> **Exercise instructions**: The lines from the top of the material through the line with "(90,77) rectangle (569,401);" are to be set down exactly. Leave the pictures out.

> **Given data**:
»»
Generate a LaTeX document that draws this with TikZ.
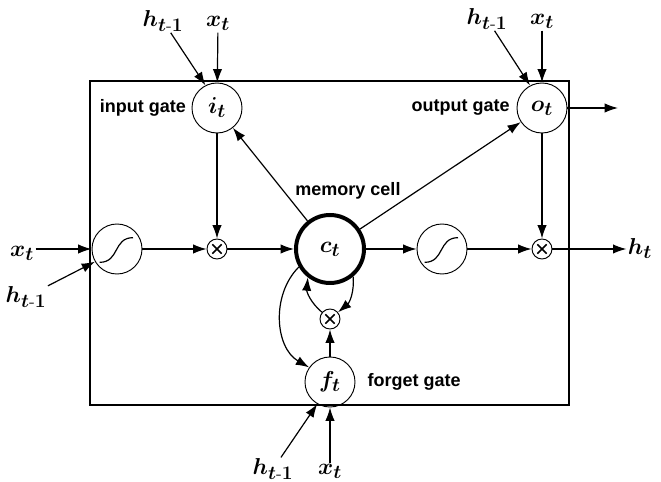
\documentclass[tikz,border=0pt]{standalone}
\usepackage{amsmath}
\usepackage{fontspec}
\setsansfont{Liberation Sans}
\usepackage{tikz}
\usetikzlibrary{positioning}
\usetikzlibrary{arrows.meta}

\begin{document}
\begin{tikzpicture}
  [
    x=0.75pt, y=0.75pt,
    >={Latex[length=10pt,width=7pt]},
    sym/.style={font=\fontsize{19}{22}\selectfont\boldmath, inner sep=1pt},
    gate/.style={sym, circle, draw=black, line width=0.7pt, minimum size=37.5pt, inner sep=0pt},
    cell/.style={sym, circle, draw=black, line width=3pt, minimum size=51pt, inner sep=0pt},
    sig/.style={circle, draw=black, line width=0.7pt, minimum size=37.5pt,
      path picture={\draw[line width=0.9pt, shift={(path picture bounding box.center)}]
        (-13pt,-10pt) .. controls (2pt,-10pt) and (-3pt,8.5pt) .. (12pt,8.5pt);}},
    mul/.style={circle, draw=black, line width=0.7pt, minimum size=15pt,
      path picture={\draw[line width=1.1pt, shift={(path picture bounding box.center)}]
        (-3.5pt,-3.5pt) -- (3.5pt,3.5pt) (-3.5pt,3.5pt) -- (3.5pt,-3.5pt);}},
    gatename/.style={font=\sffamily\bfseries\fontsize{13.5}{16}\selectfont, inner sep=0pt},
    ld/.style={line width=0.9pt,->}
  ]
  \useasboundingbox (0,0) rectangle (661,482);
  \draw [line width=1.2pt] (90,77) rectangle (569,401);

  \node (sA) at (117,233) [sig]  {};
  \node (mA) at (217,233) [mul]  {};
  \node (ct) at (330,233) [cell] {$c_t$};
  \node (sB) at (442,233) [sig]  {};
  \node (mB) at (542,233) [mul]  {};
  \node (it) at (217,374) [gate] {$i_t$};
  \node (ot) at (542,374) [gate] {$o_t$};
  \node (mC) at (330,163) [mul]  {};
  \node (ft) at (330,100) [gate] {$f_t$};

  \node (inName)  [left=4pt of it]  [gatename] {input gate};
  \node (outName) [left=5pt of ot]  [gatename] {output gate};
  \node (fgName)  [right=9pt of ft] [gatename] {forget gate};
  \node (memName) [above=10pt of ct, xshift=13.5pt] [gatename] {memory cell};

  \node (hI) at (163,455) [sym, anchor=base] {$h_{t\text{-}1}$};
  \node (xI) at (218,455) [sym, anchor=base] {$x_t$};
  \node (hO) at (487,457) [sym, anchor=base] {$h_{t\text{-}1}$};
  \node (xO) at (542,457) [sym, anchor=base] {$x_t$};
  \node (xL) at (22,225)  [sym, anchor=base] {$x_t$};
  \node (hL) at (26,179)  [sym, anchor=base] {$h_{t\text{-}1}$};
  \node (hF) at (273,7)   [sym, anchor=base] {$h_{t\text{-}1}$};
  \node (xF) at (330,7)   [sym, anchor=base] {$x_t$};
  \node (hT) at (640,227) [sym, anchor=base] {$h_t$};
  \coordinate (oOut) at (618,374);

  \draw [ld] (hI) -- (it.117);
  \draw [ld] (xI) -- (it);
  \draw [ld] (hO) -- (ot.118);
  \draw [ld] (xO) -- (ot);
  \draw [ld] (xL.east |- sA.west) -- (sA.west);
  \draw [ld] (hL) -- (sA.-150);
  \draw [ld] (hF) -- (ft.-120);
  \draw [ld] (xF) -- (ft);

  \draw [ld] (sA) -- (mA);
  \draw [ld] (it) -- (mA);
  \draw [ld] (mA) -- (ct);
  \draw [ld] (ct) -- (it);
  \draw [ld] (ct) -- (ot);
  \draw [ld] (ct) -- (sB);
  \draw [ld] (sB) -- (mB);
  \draw [ld] (ot) -- (mB);
  \draw [ld] (mB.east) -- (hT.west |- mB.east);
  \draw [ld] (ot) -- (oOut);

  \draw [ld] (ft) -- (mC);
  \draw [ld] (ct.-50) to[out=-85, in=40] (mC);   % memory back into the product
  \draw [ld] (mC) to[out=140, in=-95] (ct.-128);
  \draw [ld] (ct.-150) to[out=-135, in=150] (ft.145);
\end{tikzpicture}
\end{document}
««
> **Problem solution**:
Generate a LaTeX document that draws this with TikZ.
\documentclass[tikz,border=0pt]{standalone}
\usepackage{amsmath}
\usepackage{fontspec}
\setsansfont{Liberation Sans}
\usepackage{tikz}
\usetikzlibrary{positioning}
\usetikzlibrary{arrows.meta}

\begin{document}
\begin{tikzpicture}
  [
    x=0.75pt, y=0.75pt,
    >={Latex[length=10pt,width=7pt]},
    sym/.style={font=\fontsize{19}{22}\selectfont\boldmath, inner sep=1pt},
    gate/.style={sym, circle, draw=black, line width=0.7pt, minimum size=37.5pt, inner sep=0pt},
    cell/.style={sym, circle, draw=black, line width=3pt, minimum size=51pt, inner sep=0pt},
    sig/.style={circle, draw=black, line width=0.7pt, minimum size=37.5pt,
      path picture={\draw[line width=0.9pt, shift={(path picture bounding box.center)}]
        (-13pt,-10pt) .. controls (2pt,-10pt) and (-3pt,8.5pt) .. (12pt,8.5pt);}},
    mul/.style={circle, draw=black, line width=0.7pt, minimum size=15pt,
      path picture={\draw[line width=1.1pt, shift={(path picture bounding box.center)}]
        (-3.5pt,-3.5pt) -- (3.5pt,3.5pt) (-3.5pt,3.5pt) -- (3.5pt,-3.5pt);}},
    gatename/.style={font=\sffamily\bfseries\fontsize{13.5}{16}\selectfont, inner sep=0pt},
    ld/.style={line width=0.9pt,->}
  ]
  \useasboundingbox (0,0) rectangle (661,482);
  \draw [line width=1.2pt] (90,77) rectangle (569,401);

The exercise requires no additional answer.